Он начал писать очень рано, и всюду, где он публиковался, его принимали в Союз писателей – таким образом, если я не ошибаюсь, он был членом Союзов писателей едва ли не всех социалистических стран, а в Чехословакии стал даже членом правления или секретарем этого Союза и в столь важном ранге приезжал в Москву в делегации чехословацких писателей, где его встречали очень радушно, как подобает члену иностранной делегации, тем более принадлежащему к руководству. После 1968 года он, потрясенный тем, как давили «Пражскую весну», решил, что хватит с него «братских социалистических стран», и уехал в ФРГ, где и поселился в Гамбурге, в скромной квартире, зарабатывая литературным трудом и имея преданную читательскую аудиторию, ценящую хороший юмор и крепко придуманные афористичные истории. Среди его близких друзей оказался и Зигфрид Ленц.

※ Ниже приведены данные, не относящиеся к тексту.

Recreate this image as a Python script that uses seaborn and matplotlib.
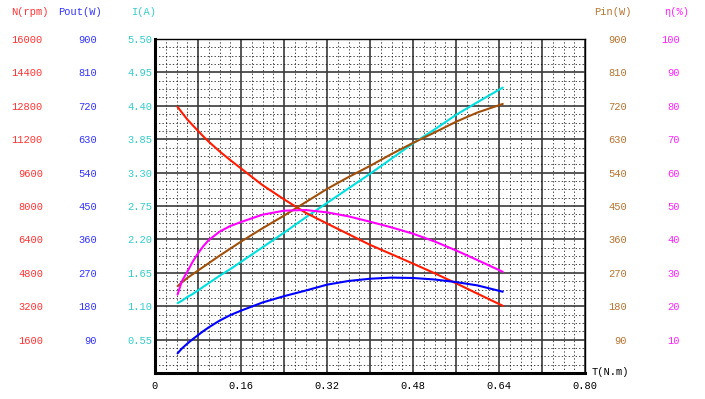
import numpy as np
import pandas as pd
import matplotlib
matplotlib.use("Agg")
import matplotlib.pyplot as plt
from matplotlib.ticker import MultipleLocator, FixedLocator, FuncFormatter
import seaborn as sns

# ---- data ----
torque = [0.042, 0.05, 0.06, 0.07, 0.08, 0.09, 0.10, 0.12, 0.14, 0.16, 0.20, 0.24, 0.28, 0.32,
          0.36, 0.40, 0.44, 0.48, 0.52, 0.56, 0.60, 0.647]
speed_rpm = [12750, 12480, 12150, 11870, 11600, 11330, 11080, 10620, 10200, 9800, 9000, 8320, 7680, 7160,
             6650, 6140, 5690, 5240, 4780, 4300, 3800, 3220]
current_a = [1.15, 1.19, 1.25, 1.30, 1.36, 1.42, 1.48, 1.60, 1.71, 1.83, 2.07, 2.31, 2.56, 2.80,
             3.04, 3.28, 3.53, 3.78, 4.01, 4.25, 4.46, 4.70]
pin_w = [234, 244, 256, 266, 276, 286, 296, 316, 335, 354, 390, 424, 460, 496,
         528, 558, 590, 620, 648, 677, 702, 725]
pout_w = [53, 66, 79, 91, 102, 113, 123, 141, 156, 168, 190, 207, 222, 238,
          248, 254, 257, 256, 252, 245, 236, 219]
eff_pct = [23.5, 27.5, 30.3, 33.3, 35.8, 38.0, 39.8, 42.3, 44.0, 45.2, 47.4, 48.6, 48.8, 48.1,
           46.9, 45.3, 43.6, 41.7, 39.4, 36.7, 33.8, 30.3]

x_ticks = [0, 0.16, 0.32, 0.48, 0.64, 0.80]
n_ticks = [1600, 3200, 4800, 6400, 8000, 9600, 11200, 12800, 14400, 16000]
pout_ticks = [90, 180, 270, 360, 450, 540, 630, 720, 810, 900]
i_ticks = [0.55, 1.10, 1.65, 2.20, 2.75, 3.30, 3.85, 4.40, 4.95, 5.50]
pin_ticks = [90, 180, 270, 360, 450, 540, 630, 720, 810, 900]
eff_ticks = [10, 20, 30, 40, 50, 60, 70, 80, 90, 100]

df = pd.DataFrame({"T": torque, "N": speed_rpm, "I": current_a,
                   "Pin": pin_w, "Pout": pout_w, "eff": eff_pct})

sns.set_style("white")
plt.rcParams["font.family"] = ["Liberation Mono", "DejaVu Sans Mono"]
plt.rcParams["font.size"] = 7.5

W, H = 705, 399
fig = plt.figure(figsize=(W / 100, H / 100), dpi=100)
L, R, T_, B = 155, 585, 39, 373
ax = fig.add_axes([L / W, 1 - B / H, (R - L) / W, (B - T_) / H])

ax.set_xlim(0, 0.80)
ax.set_ylim(0, 5.5)

# grid
ax.xaxis.set_major_locator(MultipleLocator(0.08))
ax.xaxis.set_minor_locator(MultipleLocator(0.02))
ax.yaxis.set_major_locator(FixedLocator(i_ticks))
ax.yaxis.set_minor_locator(MultipleLocator(0.1375))
ax.grid(which="minor", color="black", linestyle=(0, (2, 3)), linewidth=0.5)
ax.grid(which="major", color="#3a3a3a", linestyle="-", linewidth=1.2)
ax.set_axisbelow(True)

def xfmt(v, pos):
    for t in x_ticks:
        if abs(v - t) < 1e-6:
            return "0" if t == 0 else f"{t:.2f}"
    return ""
ax.xaxis.set_major_formatter(FuncFormatter(xfmt))
ax.yaxis.set_major_formatter(FuncFormatter(lambda v, p: f"{v:.2f}"))
ax.tick_params(axis="x", which="both", length=0, pad=6, labelsize=7.5, colors="black")
ax.tick_params(axis="y", which="both", length=0, pad=2, labelsize=7.5, labelcolor="#33CCCC")

for s in ["left", "bottom"]:
    ax.spines[s].set_linewidth(2.2)
    ax.spines[s].set_color("black")
for s in ["top", "right"]:
    ax.spines[s].set_linewidth(1.0)
    ax.spines[s].set_color("black")

def make_twin(lim, ticks, side, offset_px, color, fmt):
    a = ax.twinx()
    a.set_ylim(*lim)
    a.grid(False)
    a.yaxis.set_major_locator(FixedLocator(ticks))
    a.yaxis.set_minor_locator(FixedLocator([]))
    a.yaxis.set_major_formatter(FuncFormatter(fmt))
    for s in a.spines.values():
        s.set_visible(False)
    if side == "left":
        a.yaxis.tick_left()
        a.spines["left"].set_position(("outward", offset_px * 0.72))
    else:
        a.yaxis.tick_right()
        a.spines["right"].set_position(("outward", offset_px * 0.72))
    a.tick_params(axis="y", length=0, pad=0, labelsize=7.5, labelcolor=color)
    if side == "right":
        for lab in a.get_yticklabels():
            lab.set_horizontalalignment("right")
    a.set_ylabel("")
    return a

ax_n = make_twin((0, 16000), n_ticks, "left", 112, "#FF3333", lambda v, p: f"{int(v)}")
ax_pw = make_twin((0, 900), pout_ticks, "left", 58, "#3333FF", lambda v, p: f"{int(v)}")
ax_pin = make_twin((0, 900), pin_ticks, "right", 42, "#B8732E", lambda v, p: f"{int(v)}")
ax_eff = make_twin((0, 100), eff_ticks, "right", 95, "#FF22FF", lambda v, p: f"{int(v)}")

lw = 1.5
sns.lineplot(data=df, x="T", y="N", ax=ax_n, color="#FF1A00", lw=lw, estimator=None, sort=False)
sns.lineplot(data=df, x="T", y="Pin", ax=ax_pin, color="#A0500A", lw=lw, estimator=None, sort=False)
sns.lineplot(data=df, x="T", y="I", ax=ax, color="#00E0E0", lw=lw, estimator=None, sort=False)
sns.lineplot(data=df, x="T", y="eff", ax=ax_eff, color="#FF00FF", lw=lw, estimator=None, sort=False)
sns.lineplot(data=df, x="T", y="Pout", ax=ax_pw, color="#0000FF", lw=lw, estimator=None, sort=False)

for a in [ax, ax_n, ax_pw, ax_pin, ax_eff]:
    a.set_xlabel("")
    a.set_ylabel("")
    a.set_xlim(0, 0.80)

# axis titles
fs = 7.5
fig.text(30 / W, 1 - 12 / H, "N(rpm)", color="#FF3333", ha="center", va="center", fontsize=fs)
fig.text(80 / W, 1 - 12 / H, "Pout(W)", color="#3333FF", ha="center", va="center", fontsize=fs)
fig.text(144 / W, 1 - 12 / H, "I(A)", color="#33CCCC", ha="center", va="center", fontsize=fs)
fig.text(613 / W, 1 - 12 / H, "Pin(W)", color="#B8732E", ha="center", va="center", fontsize=fs)
fig.text(677 / W, 1 - 12 / H, "η(%)", color="#FF22FF", ha="center", va="center", fontsize=fs)
fig.text(592 / W, 1 - 372 / H, "T(N.m)", color="black", ha="left", va="center", fontsize=fs)

fig.savefig("out.png", dpi=100, facecolor="white")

Увидев во мне благодарную слушательницу, которую очень заинтересовали его необыкновенные жизненные похождения и его симпатичная, очень человечная проза, Лауб – в самый мой последний вечер в Германии – предложил посетить гамбургскую еврейскую общину, где как раз должен был состояться его писательский вечер.
Мы приехали в здание, когда-то принадлежавшее еврейской женской гимназии. В начале 90-х там находилось еврейское культурное общество, устраивавшее время от времени различные мероприятия культурного свойства. В актовом зале я долго стояла, потрясенная, перед развешенными на стенах фотографиями школьных классов и отдельных учениц – почти все они сгорели в освенцимских газовых камерах. Сенат вольного ганзейского города Гамбурга оказывал этому немногочисленному сообществу всяческую поддержку. Со стороны города это была попытка загладить вину, хотя всюду уже сидели люди других поколений, молодые и лично никак не причастные к тому, что совершалось от имени нацистского рейха…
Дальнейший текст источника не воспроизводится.